While using the encrypted HTTPS protocol, your computer still uses the unencrypted DNS protocol for retrieving an IP address for the domain name. The DNS protocol uses the UDPprotocol to mark the request for proper routing to a DNS server, and UDP relies on IP for actual transmission of data to the intended destination.
Because of this hierarchical protocol relationship, we often refer to network protocols as existing in a set of layers. A protocol at each layer is responsible for a particular aspect of the communications functionality.
Using Ports
Computers connect to each other via the TCP protocol mentioned above and stay connected for a period of time to allow higher-level protocols to carry out their tasks. TCP uses a concept of numbered ports to manage these connections and distinguish connections from one another. The use of numbered ports also allows the computer to decide which particular software should handle a specific request or piece of data. (UDP also uses port numbers for this purpose.)
The IANA (Internet Assigned Names Authority) assigns port numbers for various higher-level protocols used by application services. A few common examples of the standard assigned port numbers are:
- 20 and 21 - FTP (file transfer)
- 22 - SSH (secure shell remote access)
- 23 - Telnet (insecure remote access)
- 25 - SMTP (send e-mail)
- 53 - DNS (resolves a computer's name to an IP address)
- 80 - HTTP (normal Web browsing; also sometimes used for a proxy)

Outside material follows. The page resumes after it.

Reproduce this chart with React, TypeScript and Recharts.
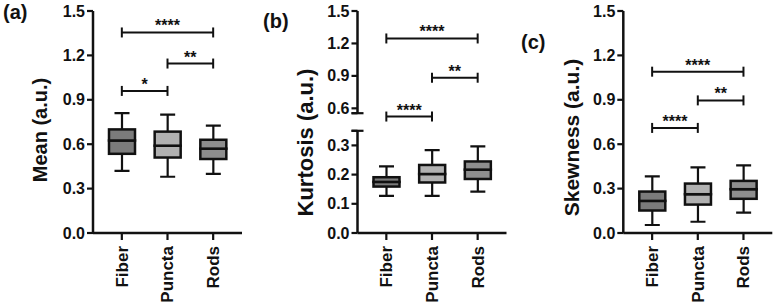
import React from 'react';
import { ComposedChart, Bar, XAxis, YAxis, ReferenceLine } from 'recharts';

const categories = ['Fiber', 'Puncta', 'Rods'];

// (a) Mean - box plot stats per category
const meanMin = [0.42, 0.38, 0.4];
const meanQ1 = [0.535, 0.51, 0.5];
const meanMedian = [0.625, 0.59, 0.57];
const meanQ3 = [0.7, 0.685, 0.63];
const meanMax = [0.81, 0.8, 0.725];

// (b) Kurtosis
const kurtMin = [0.127, 0.127, 0.142];
const kurtQ1 = [0.159, 0.173, 0.185];
const kurtMedian = [0.175, 0.202, 0.217];
const kurtQ3 = [0.191, 0.233, 0.245];
const kurtMax = [0.228, 0.284, 0.297];

// (c) Skewness
const skewMin = [0.054, 0.076, 0.137];
const skewQ1 = [0.152, 0.192, 0.231];
const skewMedian = [0.217, 0.262, 0.296];
const skewQ3 = [0.28, 0.334, 0.352];
const skewMax = [0.383, 0.444, 0.457];

const fullTicks = [0, 0.3, 0.6, 0.9, 1.2, 1.5];
const kurtLowTicks = [0, 0.1, 0.2, 0.3, 0.35];
const kurtHighTicks = [0.555, 0.6, 0.9, 1.2, 1.5];
const kurtBreaks = [0.35, 0.555];

type Bracket = { from: string; to: string; y: number; stars: string };

const meanBrackets: Bracket[] = [
  { from: 'Fiber', to: 'Rods', y: 1.355, stars: '****' },
  { from: 'Puncta', to: 'Rods', y: 1.145, stars: '**' },
  { from: 'Fiber', to: 'Puncta', y: 0.96, stars: '*' },
];
const kurtBrackets: Bracket[] = [
  { from: 'Fiber', to: 'Rods', y: 1.246, stars: '****' },
  { from: 'Puncta', to: 'Rods', y: 0.883, stars: '**' },
  { from: 'Fiber', to: 'Puncta', y: 0.524, stars: '****' },
];
const skewBrackets: Bracket[] = [
  { from: 'Fiber', to: 'Rods', y: 1.09, stars: '****' },
  { from: 'Puncta', to: 'Rods', y: 0.896, stars: '**' },
  { from: 'Fiber', to: 'Puncta', y: 0.71, stars: '****' },
];

const boxFills = ['#7b7b7b', '#b1b1b1', '#8e8e8e'];

const FONT = '"Liberation Sans", Arial, Helvetica, sans-serif';
const INK = '#111';
const PLOT_W = 149;
const X_PAD = 6;
const CAP_W = 15;

type Row = {
  name: string;
  base?: number;
  lowerWhisker?: number;
  lowerBox?: number;
  upperBox?: number;
  upperWhisker?: number;
};

const buildRows = (min: number[], q1: number[], med: number[], q3: number[], max: number[]): Row[] =>
  categories.map((name, i) => ({
    name,
    base: min[i],
    lowerWhisker: q1[i] - min[i],
    lowerBox: med[i] - q1[i],
    upperBox: q3[i] - med[i],
    upperWhisker: max[i] - q3[i],
  }));

const Whisker = (props: any, capAtTop: boolean) => {
  const { x, y, width, height } = props;
  const cx = x + width / 2;
  const capY = capAtTop ? y : y + height;
  return (
    <g>
      <line x1={cx} x2={cx} y1={y} y2={y + height} stroke={INK} strokeWidth={2.2} />
      <line x1={cx - CAP_W / 2} x2={cx + CAP_W / 2} y1={capY} y2={capY} stroke={INK} strokeWidth={2.2} />
    </g>
  );
};

const BoxHalf = (props: any) => {
  const { x, y, width, height, index } = props;
  return <rect x={x} y={y} width={width} height={height} fill={boxFills[index]} stroke={INK} strokeWidth={2.5} />;
};

const XTick = (props: any) => {
  const { x, y, payload } = props;
  return (
    <text
      transform={`translate(${x},${y}) rotate(-90)`}
      textAnchor="end"
      dy="0.35em"
      fontSize={17}
      fontWeight={700}
      fontFamily={FONT}
      fill={INK}
    >
      {payload.value}
    </text>
  );
};

const YTick = (props: any) => {
  const { x, y, payload, axisX, breaks } = props;
  if (breaks && breaks.includes(payload.value)) {
    return <line x1={axisX - 6} x2={axisX + 6} y1={y} y2={y} stroke={INK} strokeWidth={2.2} />;
  }
  return (
    <text x={x} y={y} dy="0.35em" textAnchor="end" fontSize={16} fontWeight={700} fontFamily={FONT} fill={INK}>
      {Number(payload.value).toFixed(1)}
    </text>
  );
};

const BracketShape = (props: any) => {
  const { x1, x2, y1, stars } = props;
  return (
    <g>
      <line x1={x1} x2={x2} y1={y1} y2={y1} stroke={INK} strokeWidth={2} />
      <line x1={x1} x2={x1} y1={y1 - 5} y2={y1 + 5} stroke={INK} strokeWidth={2} />
      <line x1={x2} x2={x2} y1={y1 - 5} y2={y1 + 5} stroke={INK} strokeWidth={2} />
      <text x={(x1 + x2) / 2} y={y1 - 1} textAnchor="middle" fontSize={16} fontWeight={700} fontFamily={FONT} fill={INK}>
        {stars}
      </text>
    </g>
  );
};

const AxisTitle = ({ x, y, text, size }: { x: number; y: number; text: string; size: number }) => (
  <text
    transform={`translate(${x},${y}) rotate(-90)`}
    textAnchor="middle"
    dy="0.3em"
    fontSize={size}
    fontWeight={700}
    fontFamily={FONT}
    fill={INK}
  >
    {text}
  </text>
);

interface PanelProps {
  left: number;
  width: number;
  height: number;
  axisWidth: number;
  plotTop: number;
  plotBottom: number;
  domain: [number, number];
  ticks: number[];
  breaks?: number[];
  rows?: Row[];
  brackets?: Bracket[];
  showXAxis: boolean;
  title?: { text: string; x: number; y: number; size: number };
}

function Panel(p: PanelProps) {
  const marginRight = p.width - p.axisWidth - PLOT_W;
  const data = p.rows ?? categories.map((name) => ({ name }));
  const title = p.title;
  return (
    <div style={{ position: 'absolute', left: p.left, top: 0 }}>
      <ComposedChart
        width={p.width}
        height={p.height}
        data={data}
        margin={{ top: p.plotTop, right: marginRight, bottom: p.showXAxis ? 0 : p.height - p.plotBottom, left: 0 }}
      >
        <XAxis
          dataKey="name"
          type="category"
          scale="band"
          hide={!p.showXAxis}
          height={p.height - p.plotBottom}
          padding={{ left: X_PAD, right: X_PAD }}
          axisLine={{ stroke: INK, strokeWidth: 2.5 }}
          tickLine={{ stroke: INK, strokeWidth: 2.2 }}
          tickSize={7}
          tickMargin={6}
          interval={0}
          tick={<XTick />}
        />
        <YAxis
          type="number"
          domain={p.domain}
          ticks={p.ticks}
          allowDataOverflow
          width={p.axisWidth}
          interval={0}
          axisLine={{ stroke: INK, strokeWidth: 2.5 }}
          tickLine={{ stroke: INK, strokeWidth: 2.2 }}
          tickSize={6}
          tickMargin={2}
          tick={(t: any) => <YTick {...t} axisX={p.axisWidth} breaks={p.breaks} />}
          label={title ? { content: () => <AxisTitle {...title} /> } : undefined}
        />
        {p.rows && (
          <Bar dataKey="base" stackId="box" barSize={26} shape={() => <g />} isAnimationActive={false} />
        )}
        {p.rows && (
          <Bar dataKey="lowerWhisker" stackId="box" barSize={26} shape={(s: any) => Whisker(s, false)} isAnimationActive={false} />
        )}
        {p.rows && (
          <Bar dataKey="lowerBox" stackId="box" barSize={26} shape={BoxHalf} isAnimationActive={false} />
        )}
        {p.rows && (
          <Bar dataKey="upperBox" stackId="box" barSize={26} shape={BoxHalf} isAnimationActive={false} />
        )}
        {p.rows && (
          <Bar dataKey="upperWhisker" stackId="box" barSize={26} shape={(s: any) => Whisker(s, true)} isAnimationActive={false} />
        )}
        {(p.brackets ?? []).map((b) => (
          <ReferenceLine
            key={`${b.from}-${b.to}`}
            segment={[
              { x: b.from, y: b.y },
              { x: b.to, y: b.y },
            ]}
            ifOverflow="visible"
            shape={(s: any) => <BracketShape {...s} stars={b.stars} />}
          />
        ))}
      </ComposedChart>
    </div>
  );
}

const letterStyle = (left: number, top: number): React.CSSProperties => ({
  position: 'absolute',
  left,
  top,
  fontFamily: FONT,
  fontWeight: 700,
  fontSize: 20,
  lineHeight: '20px',
  color: INK,
});

export default function App() {
  const meanRows = buildRows(meanMin, meanQ1, meanMedian, meanQ3, meanMax);
  const kurtRows = buildRows(kurtMin, kurtQ1, kurtMedian, kurtQ3, kurtMax);
  const skewRows = buildRows(skewMin, skewQ1, skewMedian, skewQ3, skewMax);

  return (
    <div style={{ position: 'absolute', left: 0, top: 0, width: 777, height: 305, background: '#fff', overflow: 'hidden' }}>
      <Panel
        left={0}
        width={252}
        height={305}
        axisWidth={93}
        plotTop={11}
        plotBottom={233}
        domain={[0, 1.5]}
        ticks={fullTicks}
        rows={meanRows}
        brackets={meanBrackets}
        showXAxis
        title={{ text: 'Mean (a.u.)', x: 41, y: 130, size: 20 }}
      />
      <Panel
        left={252}
        width={257.5}
        height={305}
        axisWidth={105.5}
        plotTop={130.8}
        plotBottom={233}
        domain={[0, 0.35]}
        ticks={kurtLowTicks}
        breaks={kurtBreaks}
        rows={kurtRows}
        showXAxis
        title={{ text: 'Kurtosis (a.u.)', x: 54, y: 142.5, size: 22 }}
      />
      <Panel
        left={252}
        width={257.5}
        height={135}
        axisWidth={105.5}
        plotTop={11}
        plotBottom={113.2}
        domain={[0.555, 1.5]}
        ticks={kurtHighTicks}
        breaks={kurtBreaks}
        brackets={kurtBrackets}
        showXAxis={false}
      />
      <Panel
        left={510}
        width={267}
        height={305}
        axisWidth={113.3}
        plotTop={11}
        plotBottom={233}
        domain={[0, 1.5]}
        ticks={fullTicks}
        rows={skewRows}
        brackets={skewBrackets}
        showXAxis
        title={{ text: 'Skewness (a.u.)', x: 62.5, y: 137.5, size: 21 }}
      />
      <div style={letterStyle(3, 2)}>(a)</div>
      <div style={letterStyle(263, 11)}>(b)</div>
      <div style={letterStyle(521, 32)}>(c)</div>
    </div>
  );
}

- 110 - POP3 (receive e-mail)
- 143 - IMAP (send/receive e-mail)
- 443 - HTTPS (secure Web connections)
- 993 - secure IMAP
- 995 - secure POP3
- 1080 - SOCKS proxy
- 1194 - OpenVPN
- 3128 - Squid proxy
- 8080 - Standard HTTP-style proxy
Using these particular numbers is not generally a technical requirement of the protocols; in fact, any sort of data could be sent over any port (and using non standard ports can be a useful circumvention technique). However, these assignments are used by default, for convenience. For example, your Web browser knows that if you access a Web site without specifying any port number, it should automatically try using port 80. Other kinds of software have similar defaults so that you can normally use Internet services without knowing or remembering the port numbers associated with the services you use.